In one sense, this record is backward-looking, limiting itself to an instrumental palette that was laid out by a generation of musicians who were active over half a century ago. It has all the atmospheric haze and bottom-heavy soulfulness we’ve come to expect from Madlib, but Miles Away is unique in its single-minded dedication to a jazz idiom. While YNQ albums frequently wandered into groove and hip-hop territory, Miles Away spends most of its time with more conservative swing and Latin rhythms. On top of the drums and bass, the texture is made up of relatively basic stuff: vibes, pianos, and electric flutes, with a little sitar and organ. The grooves are spirited, loose-limbed, and free, but without ever falling apart or descending into cacophony. The drums have their moments of strife and rebellion, but nothing like the freakouts characteristic of something like the Monk Hughes & The Outer Realm project A Tribute To Brother Weldon. “Black Renaissance” pushes along with a matter-of-fact swagger, its musical statements divided between bass gestures and heavily accented piano chords. “Waltz For Woody” and “Two Stories for Dwight” arrive with an aggressive, forward-leaning swing, overlaid by half-attentive keyboard vamps and intermittent bursts of synth noodling.

Unsurprisingly, the songs on the album possess only a casual acquaintance with form, ranging from open-ended two-chord jam “The Trane and the Pharoah” to the loosely structured melody-driven exploration “Mystic Voyage.” Much of the album simmers like a stew, seamlessly melding sections and textures together without anything ever feeling separated from anything else. “Tones,” whose organ backgrounds slowly give way to a fiery battle between vibes and the drums, is unique in the scope of its dynamic development, but even there, if you’re not paying attention, you won’t notice it.
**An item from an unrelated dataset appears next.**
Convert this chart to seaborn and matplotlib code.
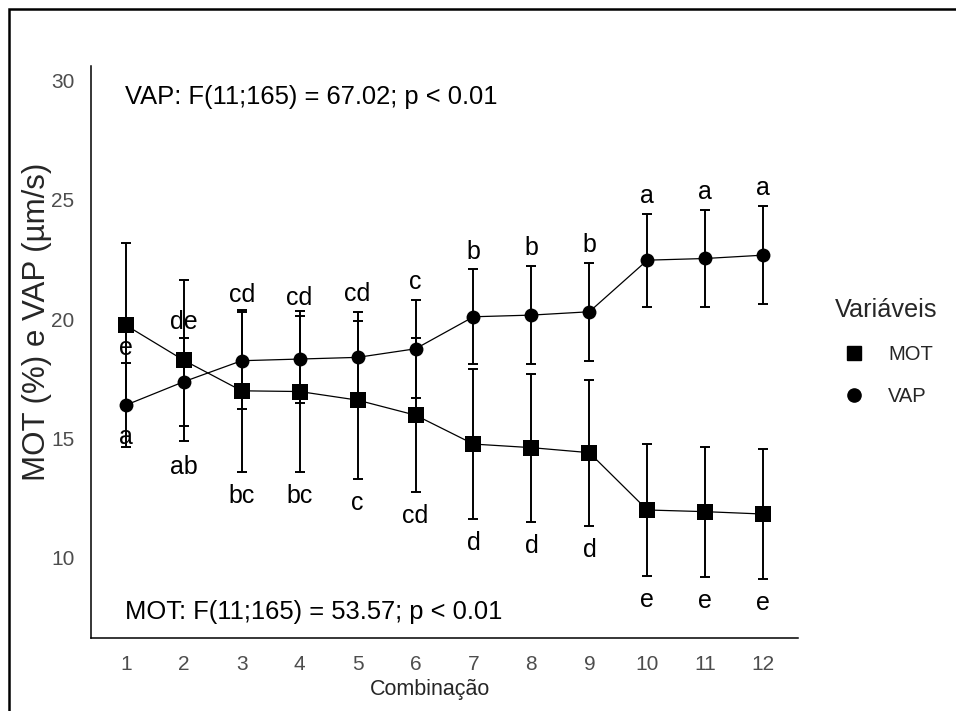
import matplotlib
matplotlib.use("Agg")
import matplotlib.pyplot as plt
from matplotlib.lines import Line2D
from matplotlib.patches import Rectangle
import numpy as np
import pandas as pd
import seaborn as sns

# Combinations and summary statistics (mean ± SD)
combinacao = list(range(1, 13))
mot_media = [19.75, 18.28, 17.00, 16.97, 16.61, 15.98, 14.77, 14.62, 14.41, 12.01, 11.94, 11.84]
mot_dp = [3.44, 3.38, 3.39, 3.36, 3.30, 3.23, 3.13, 3.10, 3.06, 2.76, 2.72, 2.72]
vap_media = [16.40, 17.38, 18.26, 18.33, 18.40, 18.76, 20.10, 20.17, 20.31, 22.47, 22.54, 22.68]
vap_dp = [1.75, 1.85, 2.02, 1.82, 1.90, 2.06, 1.98, 2.06, 2.06, 1.95, 2.03, 2.05]

# Tukey grouping letters
mot_letras = ["e", "de", "bc", "bc", "c", "cd", "d", "d", "d", "e", "e", "e"]
vap_letras = ["a", "ab", "cd", "cd", "cd", "c", "b", "b", "b", "a", "a", "a"]

anova_vap = "VAP: F(11;165) = 67.02; p < 0.01"
anova_mot = "MOT: F(11;165) = 53.57; p < 0.01"

sns.set_theme(style="white")
plt.rcParams["font.family"] = ["Liberation Sans", "DejaVu Sans"]

df = pd.DataFrame({
    "Combinação": combinacao * 2,
    "valor": mot_media + vap_media,
    "dp": mot_dp + vap_dp,
    "Variáveis": ["MOT"] * 12 + ["VAP"] * 12,
})

fig = plt.figure(figsize=(9.56, 7.11), dpi=100)
ax = fig.add_axes([91 / 956, 1 - 638 / 711, (798 - 91) / 956, (638 - 66) / 711])

# error bars under the markers
for var in ["MOT", "VAP"]:
    sub = df[df["Variáveis"] == var]
    ax.errorbar(sub["Combinação"], sub["valor"], yerr=sub["dp"], fmt="none",
                ecolor="black", elinewidth=1.4, capsize=3.8, capthick=1.4, zorder=2)

marcadores = {"MOT": ("s", 11.5), "VAP": ("o", 10)}
for var, (mk, ms) in marcadores.items():
    sns.lineplot(data=df[df["Variáveis"] == var], x="Combinação", y="valor",
                 color="black", linewidth=0.9, marker=mk, markersize=ms,
                 markeredgewidth=0, legend=False, errorbar=None, ax=ax, zorder=3)

# letters: above the VAP bars, below the MOT bars
pos_vap = [m + s + 0.75 for m, s in zip(vap_media, vap_dp)]
pos_mot = [m - s - 1.0 for m, s in zip(mot_media, mot_dp)]
pos_mot[0], pos_vap[0] = 18.8, 15.05
pos_mot[1], pos_vap[1] = 19.9, 13.8
for x, y, t in zip(combinacao, pos_vap, vap_letras):
    ax.text(x, y, t, ha="center", va="center", fontsize=18, color="black", zorder=4)
for x, y, t in zip(combinacao, pos_mot, mot_letras):
    ax.text(x, y, t, ha="center", va="center", fontsize=18, color="black", zorder=4)

ax.text(0.98, 29.3, anova_vap, ha="left", va="center", fontsize=18.4, color="black")
ax.text(0.98, 7.74, anova_mot, ha="left", va="center", fontsize=18.4, color="black")

ax.set_xlim(0.4, 12.6)
ax.set_ylim(6.65, 30.6)
ax.set_xticks(combinacao)
ax.set_yticks([10, 15, 20, 25, 30])
ax.tick_params(axis="both", length=0, labelsize=15, labelcolor="#4D4D4D")
ax.tick_params(axis="x", pad=12)
ax.tick_params(axis="y", pad=12)

sns.despine(ax=ax)
for s in ["left", "bottom"]:
    ax.spines[s].set_color("black")
    ax.spines[s].set_linewidth(1.1)

ax.set_xlabel("Combinação", fontsize=15.5)
ax.set_ylabel("MOT (%) e VAP (µm/s)", fontsize=22.5)
ax.xaxis.set_label_coords((430 - 91) / 707, (638 - 690) / 572)
ax.xaxis.label.set_va("center")
ax.yaxis.set_label_coords((37 - 91) / 707, (638 - 322) / 572)
ax.yaxis.label.set_va("center")

handles = [
    Line2D([], [], color="black", marker="s", linestyle="none", markersize=10),
    Line2D([], [], color="black", marker="o", linestyle="none", markersize=9.5),
]
leg = ax.legend(handles, ["MOT", "VAP"], title="Variáveis", loc="upper left",
                bbox_to_anchor=(835 / 956, 1 - 298 / 711), bbox_transform=fig.transFigure,
                frameon=False, borderpad=0, borderaxespad=0, fontsize=14.5,
                title_fontsize=18.2, handlelength=1.9, handletextpad=0.75,
                labelspacing=1.15, alignment="left")

# outer frame
fig.add_artist(Rectangle((9 / 956, -0.2), 1.5, 1.2 - 9 / 711, transform=fig.transFigure,
                         fill=False, edgecolor="black", linewidth=1.8, clip_on=False))

fig.savefig("out.png", dpi=100, facecolor="white")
There is a lot of creativity and energy going on in these pieces, but none of it fights for your attention. And like a good stew, nothing really jumps out from the texture or begs to be considered on its own merits.

Hip-hop has been “jazzy” before, and there are plenty of J Dilla-loving drumset players out there who bring their passion for hip-hop to jazz trios and quartets, but to have a hip-hop producer whose love for jazz goes so deep that he adopts it not just as a style but as a production method, not just as an influence but as a persona, is a rare and unique thing. It goes beyond mere surface imitation of the past; this is an example of true reverence. And reverence is one of the major themes of Miles Away, each piece being dedicated to one of Madlib’s musical influences. The names range from the well-known (Roy Ayers, John Coltrane) to the obscure (Horace Tapscott, Dwight Tribble). This type of thing happens in jazz all the time, with its seemingly infinite supply of tribute albums to Charlie Parker and Monk, its endless parade of Mingus and Duke Ellington revivals. But the strangest thing about it is that many of the musicians who are the most vocally reverent of strong personalities of the past are the ones who bring that same strength of personality to the present. This album feels as Madlib as anything Madlib has ever recorded, in spite of the fact that it operates within such specific limits and gives so much ground to the past. The Last Electro-Acoustic Space Jazz & Percussion Ensemble does not detract from the strength of Madlib’s creativity by multiplying his identity; it clarifies it.